I find myself a bit underwhelmed by the possibilities of Twitter for academic, work-related affairs. I often find this with 23 Things. I wonder if this because some of the tools we're being introduced to are more appropriate for other purposes, and that trying to co-opt them for work or academia is against their grain; or whether I'm not giving them enough of a chance or using my imagination enough to see how their use can extend beyond my own prior, often minimal needs (for e.g., look how something as seemingly superficial and benign as Twitter became politically significant recently); or whether my problem is that they all represent another barrage in an onslaught of information without the promise of presenting it more constructively. I guess an advantage of Twitter is that the information is bite-sized, with the option (via links) of accessing more information; good for updates and alerts maybe.

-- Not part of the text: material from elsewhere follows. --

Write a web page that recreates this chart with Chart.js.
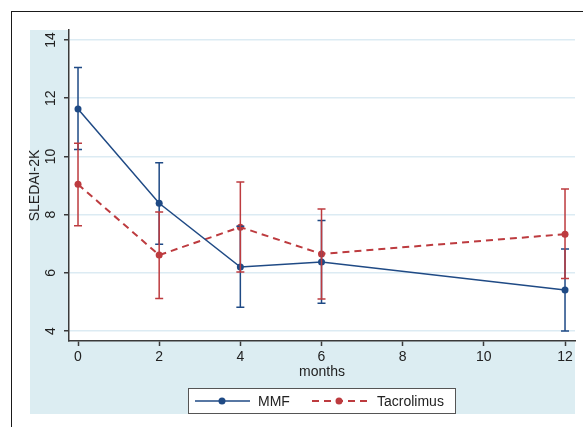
<!DOCTYPE html>
<html>
<head>
<meta charset="utf-8">
<script src="https://cdn.jsdelivr.net/npm/chart.js@4/dist/chart.umd.min.js"></script>
<style>
  html, body { margin: 0; padding: 0; background: #fff; overflow: hidden; }
  #wrap { position: relative; width: 583px; height: 427px; }
  #frame { position: absolute; left: 11px; top: 11px; width: 700px; height: 700px; border: 1px solid #1a1a1a; }
  #c { position: absolute; left: 0; top: 0; }
</style>
</head>
<body>
<div id="wrap">
  <div id="frame"></div>
  <canvas id="c" width="583" height="427"></canvas>
</div>
<script>
// data
const months = [0, 2, 4, 6, 12];
const mmfMean = [11.63, 8.39, 6.2, 6.37, 5.41];
const mmfLow = [10.24, 6.98, 4.82, 4.96, 4.0];
const mmfHigh = [13.05, 9.78, 7.6, 7.8, 6.82];
const tacMean = [9.04, 6.61, 7.57, 6.65, 7.33];
const tacLow = [7.62, 5.12, 6.03, 5.1, 5.81];
const tacHigh = [10.45, 8.09, 9.12, 8.19, 8.88];
const yTicks = [4, 6, 8, 10, 12, 14];

const NAVY = '#1f4a85';
const RED = '#bd3b3f';
const FONT = '"Liberation Sans", Arial, sans-serif';

const toPoints = (vals) => months.map((m, i) => ({ x: m, y: vals[i] }));

// error bars, drawn with the chart's own scales
const errorBars = {
    id: 'errorBars',
    afterDatasetsDraw(chart) {
        const { ctx } = chart;
        const xs = chart.scales.x, ys = chart.scales.y;
        const sets = [[mmfLow, mmfHigh, NAVY], [tacLow, tacHigh, RED]];
        ctx.save();
        sets.forEach(([lo, hi, col]) => {
            ctx.strokeStyle = col;
            ctx.lineWidth = 1.5;
            months.forEach((m, i) => {
                const px = xs.getPixelForValue(m);
                const y1 = ys.getPixelForValue(lo[i]);
                const y2 = ys.getPixelForValue(hi[i]);
                ctx.beginPath();
                ctx.moveTo(px, y1); ctx.lineTo(px, y2);
                ctx.moveTo(px - 4, y1); ctx.lineTo(px + 4, y1);
                ctx.moveTo(px - 4, y2); ctx.lineTo(px + 4, y2);
                ctx.stroke();
            });
        });
        ctx.restore();
    }
};

// graph region, rotated y labels, axis titles and legend
const decor = {
    id: 'decor',
    beforeDraw(chart) {
        const { ctx, chartArea: a } = chart;
        ctx.save();
        ctx.fillStyle = '#dcedf2';
        ctx.fillRect(30, 30, 545, 384);
        ctx.fillStyle = '#fff';
        ctx.fillRect(a.left, a.top, a.right - a.left, a.bottom - a.top);
        ctx.restore();
    },
    afterDraw(chart) {
        const { ctx, chartArea: a } = chart;
        const ys = chart.scales.y;
        ctx.save();
        ctx.fillStyle = '#222';
        ctx.font = '14px ' + FONT;
        ctx.textAlign = 'center';
        ctx.textBaseline = 'middle';
        yTicks.forEach(v => {
            ctx.save();
            ctx.translate(51, ys.getPixelForValue(v));
            ctx.rotate(-Math.PI / 2);
            ctx.fillText(String(v), 0, 0);
            ctx.restore();
        });
        ctx.save();
        ctx.translate(35, (a.top + a.bottom) / 2);
        ctx.rotate(-Math.PI / 2);
        ctx.fillText('SLEDAI-2K', 0, 0);
        ctx.restore();
        ctx.fillText('months', (a.left + a.right) / 2, 372);

        // legend
        ctx.fillStyle = '#fff';
        ctx.fillRect(188, 388, 267, 25);
        ctx.strokeStyle = '#555';
        ctx.lineWidth = 1;
        ctx.strokeRect(188.5, 388.5, 267, 25);
        const ly = 401;
        ctx.lineWidth = 1.5;
        ctx.strokeStyle = NAVY;
        ctx.beginPath(); ctx.moveTo(195, ly); ctx.lineTo(250, ly); ctx.stroke();
        ctx.fillStyle = NAVY;
        ctx.beginPath(); ctx.arc(222, ly, 3.5, 0, Math.PI * 2); ctx.fill();
        ctx.strokeStyle = RED;
        ctx.lineWidth = 2;
        ctx.setLineDash([7, 5]);
        ctx.beginPath(); ctx.moveTo(312, ly); ctx.lineTo(368, ly); ctx.stroke();
        ctx.setLineDash([]);
        ctx.fillStyle = RED;
        ctx.beginPath(); ctx.arc(339, ly, 3.5, 0, Math.PI * 2); ctx.fill();
        ctx.fillStyle = '#222';
        ctx.textAlign = 'left';
        ctx.fillText('MMF', 258, ly + 1);
        ctx.fillText('Tacrolimus', 377, ly + 1);
        ctx.restore();
    }
};

new Chart(document.getElementById('c'), {
    type: 'line',
    data: {
        datasets: [
            {
                label: 'MMF',
                data: toPoints(mmfMean),
                borderColor: NAVY,
                backgroundColor: NAVY,
                borderWidth: 1.5,
                pointRadius: 3.5,
                pointBorderWidth: 0,
                tension: 0
            },
            {
                label: 'Tacrolimus',
                data: toPoints(tacMean),
                borderColor: RED,
                backgroundColor: RED,
                borderWidth: 2,
                borderDash: [7, 5],
                pointRadius: 3.5,
                pointBorderWidth: 0,
                tension: 0
            }
        ]
    },
    options: {
        responsive: false,
        animation: false,
        devicePixelRatio: 1,
        layout: { padding: { left: 0, top: 30, right: 8, bottom: 0 } },
        plugins: { legend: { display: false }, tooltip: { enabled: false } },
        scales: {
            x: {
                type: 'linear',
                min: -0.222,
                max: 12.246,
                afterFit: (s) => { s.height = 86; },
                border: { color: '#3a3a3a', width: 1.5 },
                grid: { drawOnChartArea: false, drawTicks: true, tickLength: 5, tickColor: '#3a3a3a', tickWidth: 1.5 },
                ticks: {
                    stepSize: 2,
                    includeBounds: false,
                    padding: 3,
                    color: '#222',
                    font: { family: FONT, size: 14 }
                }
            },
            y: {
                min: 3.66,
                max: 14.34,
                afterFit: (s) => { s.width = 69; },
                border: { color: '#3a3a3a', width: 1.5 },
                grid: { color: '#dcebf3', lineWidth: 1.5, tickLength: 5, tickColor: '#3a3a3a', tickWidth: 1.5 },
                ticks: { stepSize: 2, includeBounds: false, display: false }
            }
        }
    },
    plugins: [decor, errorBars]
});
</script>
</body>
</html>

The issue always seems to be, which tool is best, where several seem to compete for or overlap functionality. For example, I see that one of the enhancements to Twitter is a site called Twitter-feed, which enables you to feed content from your blog to Facebook or Twitter. Since there are tools for directly following a blog, it seems superfluous to have a feed also going to Twitter. I guess if you want maximum coverage of your puny blog-thoughts, and have Twitter Followers who aren't iGooglers, or Facebook-friends who aren't Twitterers. I'm getting a picture where, if you think of yourself as a producer of content, you do it once - say in a blog - then have a set-up where that content is easily and automatically disseminated to all platforms, without you having to re-transmit manually to every platform. Makes sense, assuming you want to transmit the same content to all audiences: 'friends' 'followers' etc. But why does it make me feel exhausted and in need of an hour in a floatation tank.